L’économie déchiffrée

Franc fort et exportations de produits de qualité

Le franc fort a réorienté les exportations suisses vers des produits de haute qualité. Paradoxalement, ceci n’est pas forcément une bonne nouvelle.

Les produits de haute qualité plus résilients

Le SECO a publié une série d’études analysant l’effet du franc fort sur l’économie suisse. Un de ces travaux montre que le niveau de qualité moyen des exportations suisses a augmenté.
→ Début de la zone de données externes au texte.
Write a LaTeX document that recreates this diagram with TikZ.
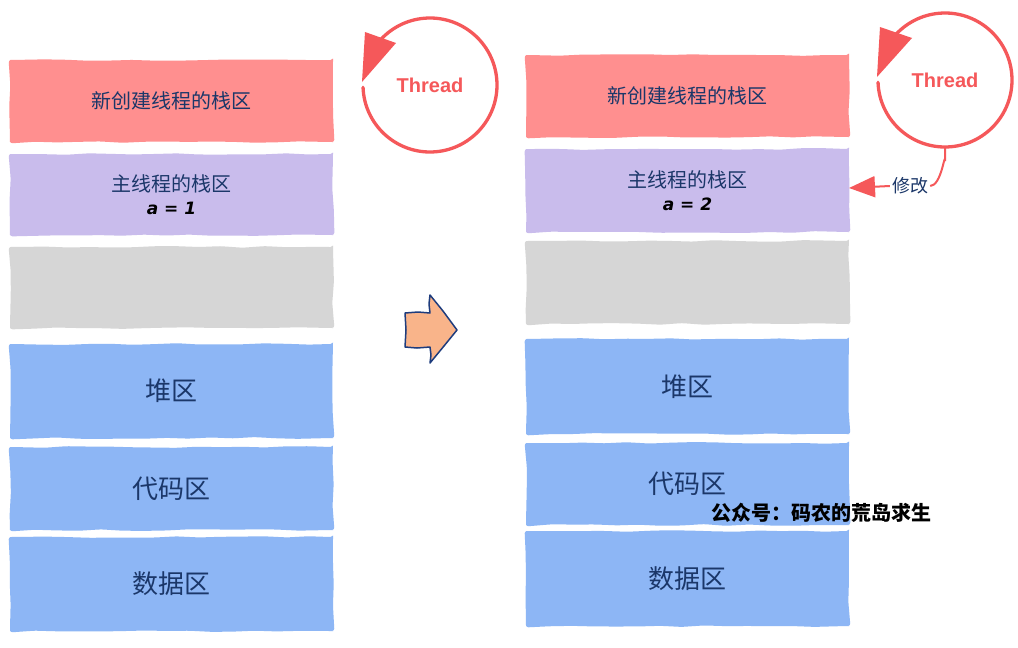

Voilà qui semble réjouissant. Mais à y regarder de plus près la situation est nuancée, car la qualité moyenne peut augmenter pour deux raisons. Premièrement, les firmes exportant des produits de moins bonne qualité ont des marges plus faibles et ne peuvent pas supporter le franc fort. Ces firmes cessent alors d’exporter et la qualité moyenne des exportations augmente mécaniquement. Notez que dans ce cas la qualité des produits d’une entreprise spécifique n’a pas changé. Deuxièmement, la pression du franc fort peut conduire les entreprises à des efforts d’innovation pour accroître la qualité de leurs produits.

L’étude montre que la hausse de la qualité moyenne reflète le premier cas de figure, à savoir un changement de la composition des exportations des produits de moyenne qualité vers ceux de meilleure qualité, et non pas d’innovation supplémentaire. Rien de surprenant à cela, c’est exactement ce que les modèles de commerce international prédisent, comme l’étude le reconnaît pleinement.
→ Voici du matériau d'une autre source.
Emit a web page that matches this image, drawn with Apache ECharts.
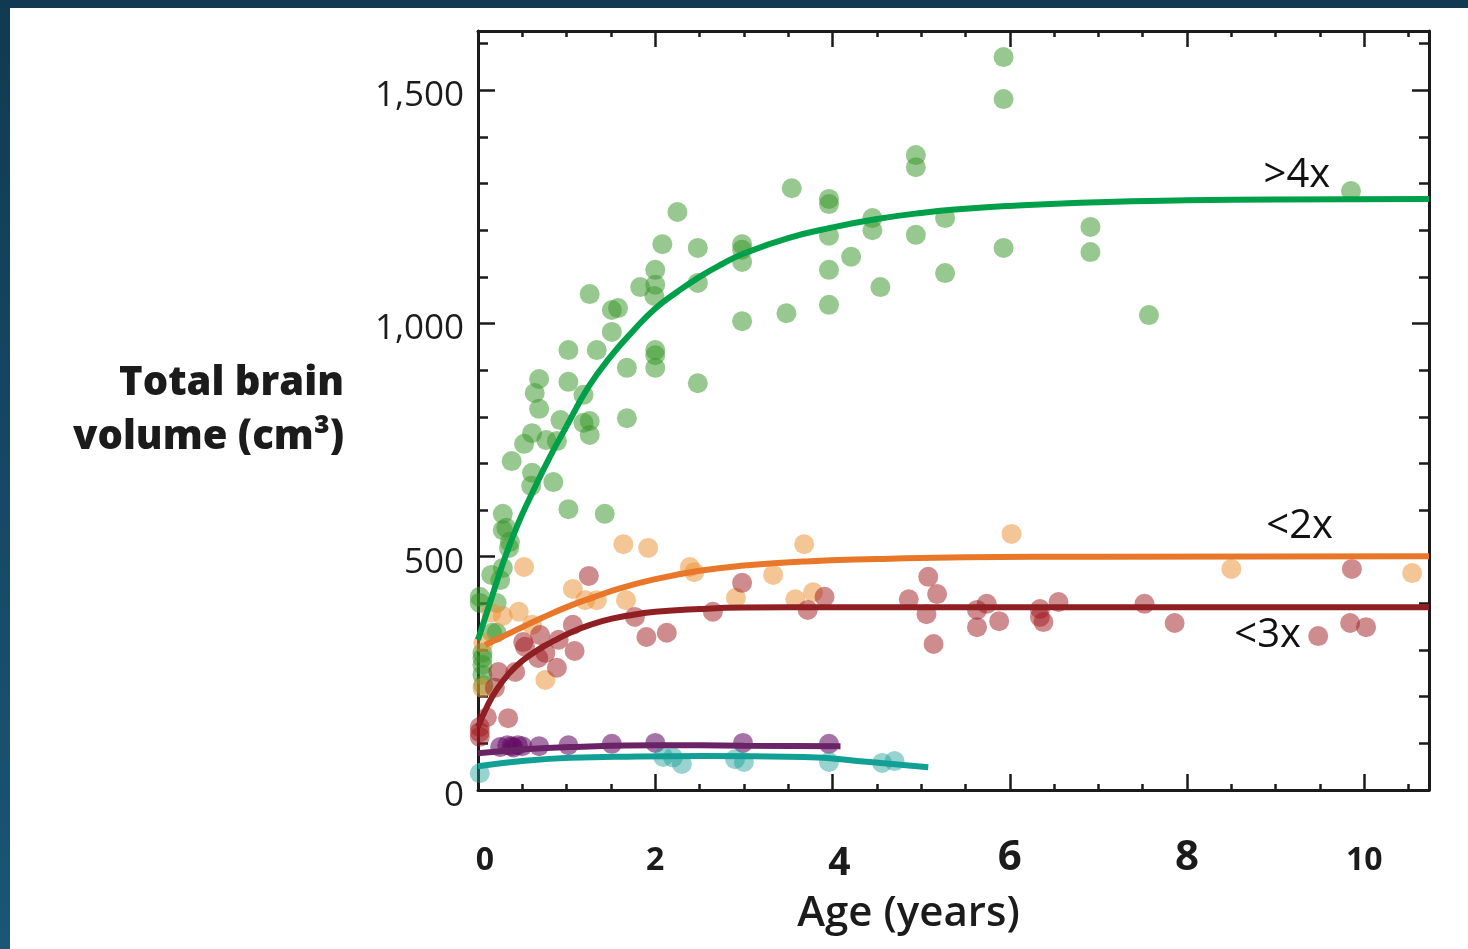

L’innovation n’est pas nécessairement bonne

Si l’analyse ne démontre pas un accroissement de qualité au niveau d’une entreprise, on pourrait rétorquer que l’effort d’innovation porte sur d’autres aspects. Il est par exemple fréquent d’entendre l’avis que le franc fort a poussé les entreprises à accroître leur productivité.
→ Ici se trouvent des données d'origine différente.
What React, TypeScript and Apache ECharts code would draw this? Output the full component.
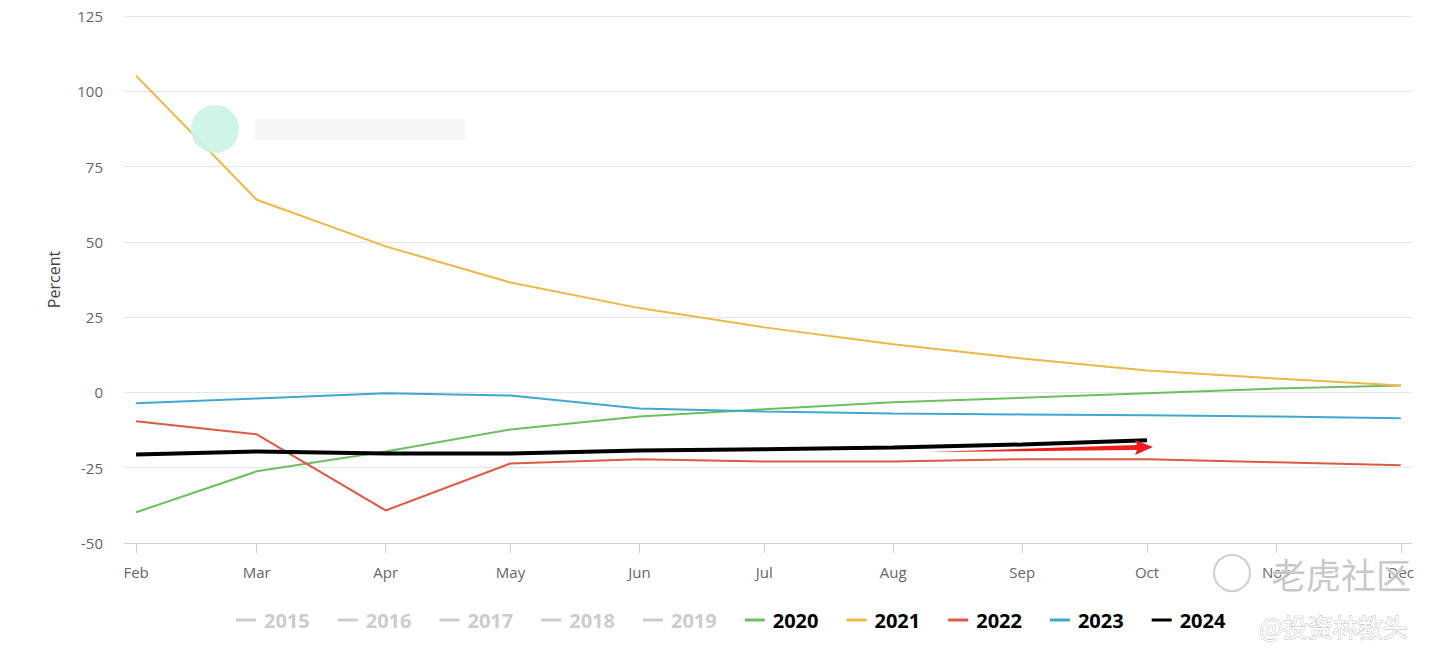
import React, { useEffect, useRef } from "react";
import * as echarts from "echarts";

const months = ["Feb", "Mar", "Apr", "May", "Jun", "Jul", "Aug", "Sep", "Oct", "Nov", "Dec"];

const hiddenYears = ["2015", "2016", "2017", "2018", "2019"];

const y2020 = [-39.8, -26.2, -19.6, -12.3, -8.0, -5.6, -3.3, -1.8, -0.3, 1.3, 2.3];
const y2021 = [105.2, 64.0, 48.5, 36.5, 28.0, 21.6, 16.0, 11.3, 7.3, 4.6, 2.3];
const y2022 = [-9.6, -13.9, -39.2, -23.6, -22.2, -22.9, -22.9, -22.2, -22.2, -23.2, -24.2];
const y2023 = [-3.6, -2.0, -0.3, -1.0, -5.3, -6.3, -7.0, -7.3, -7.6, -8.0, -8.6];
const y2024 = [-20.6, -19.6, -20.3, -20.3, -19.3, -18.9, -18.3, -17.3, -15.9];

const yTicks = { min: -50, max: 125, interval: 25 };

const colors: Record<string, string> = {
  "2020": "#6cbf5e",
  "2021": "#ecb846",
  "2022": "#dc5a44",
  "2023": "#3fa8cf",
  "2024": "#000000",
};

// x positions are day offsets from Feb 1 (leap year), so month spacing follows month lengths
const BASE_YEAR = 2024;
const DAY = 86400000;
const monthDay = (i: number) =>
  Math.round((Date.UTC(BASE_YEAR, i + 1, 1) - Date.UTC(BASE_YEAR, 1, 1)) / DAY);

export default function App() {
  const ref = useRef<HTMLDivElement>(null);

  useEffect(() => {
    document.body.style.margin = "0";
    if (!ref.current) return;
    const chart = echarts.init(ref.current, undefined, { renderer: "svg" });
    const monthDays = months.map((_, i) => monthDay(i));
    const labelOf = (v: number) => {
      const idx = monthDays.indexOf(Math.round(v));
      return idx >= 0 ? months[idx] : "";
    };
    const toSeries = (vals: number[]) => vals.map((v, i) => [monthDays[i], v]);

    const lineSeries = (name: string, vals: number[], width = 2) => ({
      name,
      type: "line",
      data: toSeries(vals),
      showSymbol: false,
      symbol: "none",
      color: colors[name],
      lineStyle: { width, color: colors[name] },
      emphasis: { disabled: true },
      z: name === "2024" ? 5 : 2,
    });

    const hiddenSeries = hiddenYears.map((n) => ({
      name: n,
      type: "line",
      data: [],
      showSymbol: false,
      color: "#999",
    }));

    const selected: Record<string, boolean> = {};
    hiddenYears.forEach((y) => (selected[y] = false));

    chart.setOption({
      animation: false,
      textStyle: { fontFamily: "Open Sans" },
      grid: { left: 124, right: 28, top: 16, bottom: 114, containLabel: false },
      xAxis: {
        type: "value",
        min: monthDays[0] - 2.9,
        max: monthDays[monthDays.length - 1] + 2.7,
        axisLine: { show: true, onZero: false, lineStyle: { color: "#d0d0d0", width: 1 } },
        axisTick: {
          show: true,
          length: 10,
          lineStyle: { color: "#d0d0d0" },
          customValues: monthDays,
        },
        axisLabel: {
          customValues: monthDays,
          color: "#666",
          fontSize: 15,
          margin: 21,
          showMinLabel: true,
          showMaxLabel: true,
          formatter: (val: number) => labelOf(val),
        },
        splitLine: { show: false },
      },
      yAxis: {
        type: "value",
        min: yTicks.min,
        max: yTicks.max,
        interval: yTicks.interval,
        name: "Percent",
        nameLocation: "middle",
        nameGap: 62,
        nameTextStyle: { color: "#444", fontSize: 16 },
        axisLine: { show: false },
        axisTick: { show: false },
        axisLabel: { color: "#666", fontSize: 15, margin: 21 },
        splitLine: { lineStyle: { color: "#e6e6e6", width: 1 } },
      },
      legend: {
        top: 602,
        left: 231,
        icon: "rect",
        itemWidth: 20,
        itemHeight: 3,
        itemGap: 28,
        selected,
        inactiveColor: "#cccccc",
        textStyle: {
          color: "#000",
          fontSize: 20,
          fontWeight: "bold",
          lineHeight: 26,
          padding: [0, 0, 0, 3],
        },
        data: [...hiddenYears, "2020", "2021", "2022", "2023", "2024"],
      },
      series: [
        ...hiddenSeries,
        lineSeries("2020", y2020),
        lineSeries("2021", y2021),
        lineSeries("2022", y2022),
        lineSeries("2023", y2023),
        lineSeries("2024", y2024, 4),
      ],
      graphic: [
        {
          type: "circle",
          shape: { cx: 215, cy: 129, r: 24 },
          style: { fill: "#c9f4e6", opacity: 0.9 },
          z: 10,
        },
        {
          type: "rect",
          shape: { x: 255, y: 119, width: 210, height: 21 },
          style: { fill: "#f3f3f3", opacity: 0.8 },
          z: 10,
        },
        {
          type: "polygon",
          shape: {
            points: [
              [928, 452],
              [1137, 445],
              [1135, 440],
              [1153, 447],
              [1135, 455],
              [1137, 450],
            ],
          },
          style: { fill: "#ee1d1d" },
          z: 10,
        },
        {
          type: "circle",
          shape: { cx: 1232, cy: 573, r: 18 },
          style: { fill: "rgba(255,255,255,0.4)", stroke: "#cfcfcf", lineWidth: 2 },
          z: 10,
        },
        {
          type: "text",
          x: 1271,
          y: 573,
          style: {
            text: "老虎社区",
            font: "35px 'Noto Sans CJK SC'",
            fill: "rgba(190,190,190,0.85)",
            stroke: "#ffffff",
            lineWidth: 1,
            verticalAlign: "middle",
          },
          z: 10,
        },
        {
          type: "text",
          x: 1259,
          y: 626,
          style: {
            text: "@投资林教头",
            font: "25px 'Noto Sans CJK SC'",
            fill: "#ffffff",
            stroke: "#bdbdbd",
            lineWidth: 1,
            verticalAlign: "middle",
          },
          z: 10,
        },
      ],
    });
    return () => chart.dispose();
  }, []);

  return <div ref={ref} style={{ width: 1440, height: 657 }} />;
}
Mais un tel investissement n’est pas forcément une bonne nouvelle. Imaginez que vous marchez tranquillement dans la rue, et que soudainement un chien féroce court vers vous en aboyant. Vous allez sans doute prendre vos jambes à votre cou pour lui échapper, et après une course effrénée vous serez en sécurité, mais clairement essoufflé. Un passant vous dis alors « ce n’est pas si grave, au moins vous avez pu faire un peu de sport ». Le remercieriez-vous pour ce commentaire ? Moi non plus.

On peut analyser à l’innovation via cette métaphore. Tout effort de recherche – développement est un investissement, avec un bénéfice et un coût. L’entreprise choisit son niveau d’innovation par une analyse coût-bénéfice, tout comme je choisis mon niveau d’activité sportive en comparant l’effort demandé et le bienfait apporté. Si l’entreprise rencontre un obstacle comme le franc fort, elle va accroître son effort d’innovation pour y répondre (le bénéfice est accru), tout comme je cours pour échapper au chien. Mais au final, elle s’en serait bien passée.

Ce raisonnement s’applique à tout obstacle que l’entreprise peut rencontrer, pas seulement le franc fort. A-t-on jamais entendu quelqu’un proposer de nouveaux impôts ou de nouvelles régulations pesant sur les entreprises sous prétexte que ceci stimulerait l’innovation ?

Un besoin de politique industrielle ?

Mon argument part de l’idée que l’entreprise choisit le niveau optimal d’innovation avant le franc fort. Peut-être n’est-ce pas le cas, et qu’il serait plus judicieux d’investir plus, tout comme je ne fais peut-être pas assez de sport.

Une intervention de l’état pour soutenir l’innovation serait alors justifiée. Mais le franc fort est une manière plutôt brute d’agir. Il serait nettement préférable de subventionner les efforts de recherche – développement par exemple.